Coorong freshwater soaks project: a collaborative success story
Left: Uncle Doug Nicholls and Craig Kropinyeri from First Nations of the South East at a freshwater soak near Wrecks Crossing. // Top right: Ngarrindjeri Elders Uncle Derek Gollan and Uncle Darryl Koolmatrie investigate soaks near Kartoo. // Bottom right: First Nations of the South East representatives and project participants discuss groundwater monitoring methodologies with Flinders University researchers Dr Margaret Shanafield and Dr Eddie Banks.

Freshwater soaks are a crucial resource for native wildlife in the Coorong region and several native species, including swamp wallabies, common wombats, emus, spotted marsh frogs and herons, have been captured by fixed cameras feeding, wallowing and foraging in the soaks. Unfortunately, these soaks also attract the attention of introduced species like feral cats and fallow deer, highlighting one of the many ecological challenges facing the region.

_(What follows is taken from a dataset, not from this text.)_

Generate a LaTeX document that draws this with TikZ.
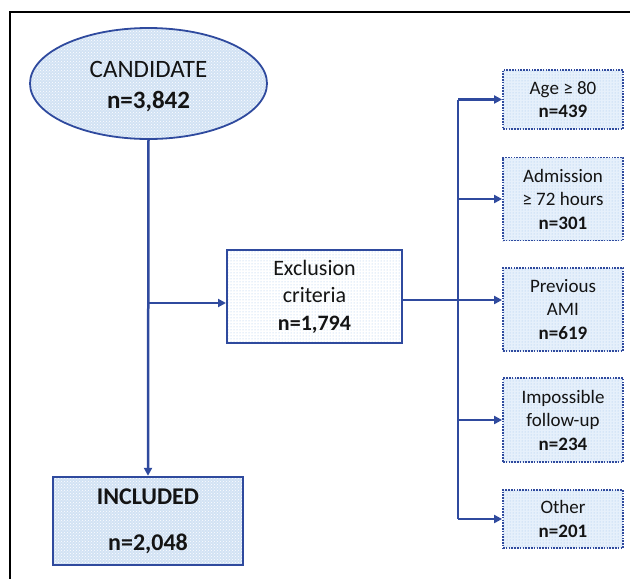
\documentclass[tikz,border=0pt]{standalone}
\usepackage{fontspec}
\setmainfont{Carlito}
\usetikzlibrary{arrows.meta,shapes.geometric,patterns}
\definecolor{lineblue}{RGB}{47,74,158}
\definecolor{fillA}{RGB}{210,226,244}
\definecolor{fillB}{RGB}{230,240,251}
\definecolor{dotA}{RGB}{160,195,236}
\definecolor{txt}{RGB}{20,20,20}
\tikzset{
  link/.style={draw=lineblue,line width=2.5pt},
  arr/.style={link,-{Triangle[length=8pt,width=8pt]}},
  candbox/.style={ellipse,draw=lineblue,line width=1.8pt,minimum width=237pt,minimum height=111pt,inner sep=0pt,
    preaction={fill=fillA},pattern=crosshatch dots,pattern color=white,align=center,text=txt,
    font=\fontsize{25}{31}\selectfont},
  inclbox/.style={rectangle,draw=lineblue,line width=2.4pt,minimum width=190pt,minimum height=88pt,inner sep=0pt,
    preaction={fill=fillA},pattern=crosshatch dots,pattern color=white,align=center,text=txt,
    font=\fontsize{24}{46}\selectfont\bfseries},
  exclbox/.style={rectangle,draw=lineblue,line width=2pt,minimum width=175pt,minimum height=93pt,inner sep=0pt,
    preaction={fill=white},pattern=dots,pattern color=dotA,align=center,text=txt,
    font=\fontsize{22}{27.5}\selectfont},
  critbox/.style={rectangle,draw=lineblue,line width=1.8pt,dash pattern=on 1.6pt off 1.2pt,minimum width=120pt,inner sep=0pt,
    preaction={fill=fillB},pattern=dots,pattern color=dotA,align=center,text=txt,
    font=\fontsize{19}{23.5}\selectfont},
}
\begin{document}
\begin{tikzpicture}[x=1pt,y=1pt]
\useasboundingbox (0,0) rectangle (630,-579);
% outer frame
\draw[black,line width=2.4pt] (10,-580) -- (10,-12) -- (631,-12);
% nodes
\node[candbox] (cand) at (148.5,-83.5) {\strut CANDIDATE\\\textbf{n=3,842}};
\node[inclbox] (incl) at (148,-521) {INCLUDED\\n=2,048};
\node[exclbox] (excl) at (314.5,-296.5) {Exclusion\\criteria\\\textbf{n=1,794}};
\node[critbox,minimum height=59pt] (age) at (563,-99.5) {Age ≥ 80\\\textbf{n=439}};
\node[critbox,minimum height=83pt] (adm) at (563,-199) {Admission\\≥ 72 hours\\\textbf{n=301}};
\node[critbox,minimum height=83pt] (ami) at (563,-309.5) {Previous\\AMI\\\textbf{n=619}};
\node[critbox,minimum height=84pt] (imp) at (563,-420) {Impossible\\follow-up\\\textbf{n=234}};
\node[critbox,minimum height=58pt] (oth) at (563,-519) {Other\\\textbf{n=201}};
% connectors
\coordinate (b1) at (148,-303);
\coordinate (tr) at (458,-300);
\draw[arr] (cand.south) -- (incl.north);
\draw[arr] (b1) -- (b1 -| excl.west);
\draw[link] (tr |- age.west) -- (tr |- oth.west);
\draw[arr] (tr |- age.west) -- (age.west);
\draw[arr] (tr |- adm.west) -- (adm.west);
\draw[arr] (excl.east |- tr) -- (tr -| ami.west);
\draw[arr] (tr |- imp.west) -- (imp.west);
\draw[arr] (tr |- oth.west) -- (oth.west);
\end{tikzpicture}
\end{document}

With a strong focus on integrating First Nation’s knowledge with contemporary scientific methods, project workshops and field studies have facilitated a rich exchange of cultural insights and values. The project also builds on knowledge gained through the Ngarrindjeri Knowledge Research project, which was conducted by the Ngarrindjeri Aboriginal Corporation during the HCHB Trials and Investigations project (2019-22).

Incorporating scientific knowledge from research undertaken in the early 1980’s and 2000’s, the project is combining a mix of desktop literature reviews, cultural assessments, citizen science, and ecological and geohydrological evaluations to assess the current state of Coorong freshwater soaks.

Knowledge gained through this project will be critical in informing the ongoing management of ecological and culturally significant features of the Coorong region. Additionally, the Coorong Freshwater Soaks project is providing a framework for future collaborative research projects to support the ongoing management of the Coorong. As the project progresses, there are plans to expand the number of monitoring sites and to continue data collection.

This project is being delivered as part of the Healthy Coorong, Healthy Basin program, which is jointly funded by the Australian Government and the Government of South Australia.

Coorong freshwater soaks project: a collaborative success story
Fixed trail cameras captured numerous species of wildlife near the soak inspection sites, including fallow deer and emus.

Acknowledgement of Country

Aboriginal people are the First Peoples and Nations of South Australia. The Coorong connected waters and surrounding lands have sustained unique First Nations cultures since time immemorial. The Healthy Coorong, Healthy Basin program acknowledges the range of Ngarrindjeri and First Nations of South East rights, interests and obligations for the Coorong and connected waterways and the cultural connections that exist between Ngarrindjeri and First Nations of South East across the region and seeks to support their equitable engagement. Ngarrindjeri and First Nations of South East spiritual, social, cultural and economic practices come from their lands and waters, and they continue to maintain their lore, cultural heritage, economies and languages, which are of ongoing importance.